What the West will ultimately learn is that their democratic system does not automatically give them the moral right to interfere in the affairs of other countries. Even if we are dealing with dictators, semi-democracies or mixed systems. It simply costs too much to challenge another great power. How the country is governed is not relevant to the conflict argument. In this way, a number of great powers could achieve a kind of balance of terror, preferably with written rules and agreements, like the Congress of Vienna after the Napoleonic Wars. The unipolar era, where the US is the sole superpower, is over; it was a brief phenomenon in the 1990s.

We live in a multipolar world with three or four major powers, the US/Europe, China and Russia, and with India, Brazil, Iran and others on the list of candidates. And all these empires suffer from democratic deficits, in different ways, including the EU’s bureaucratic factory in Brussels. So far, the US and Europe are allies, but we are geographically close to Russia and sooner or later we will have to repair the friendship, both for energy supply and trade, and for the security situation. We need to achieve peace and stable borders, and this will require sacrifices from both sides. And we will soon have a new president in Washington, which could lead the US to pursue a more isolationist policy.

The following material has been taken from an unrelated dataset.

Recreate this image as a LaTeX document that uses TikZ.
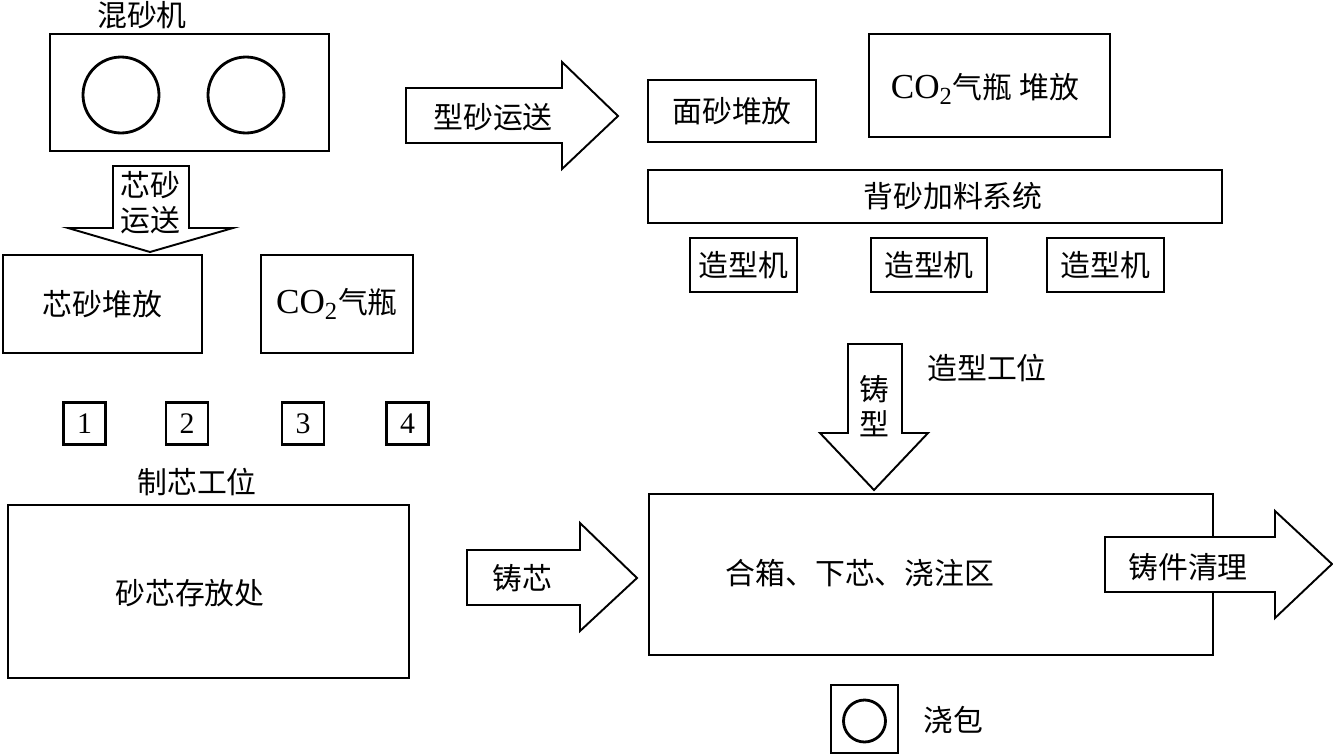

As ties with its big brother on the other side of the Atlantic fade, Europe will become a power in its own right. A rather lost and divided power, but a power nonetheless. With strong industries and human capital, we at least have the potential to become the most prominent power of them all. And I believe that Russia may be part of this European alliance. Russian raw materials, foodstuffs and heavy industry combined with European science and sophisticated manufacturing is of course a combination that neither the US nor China would appreciate.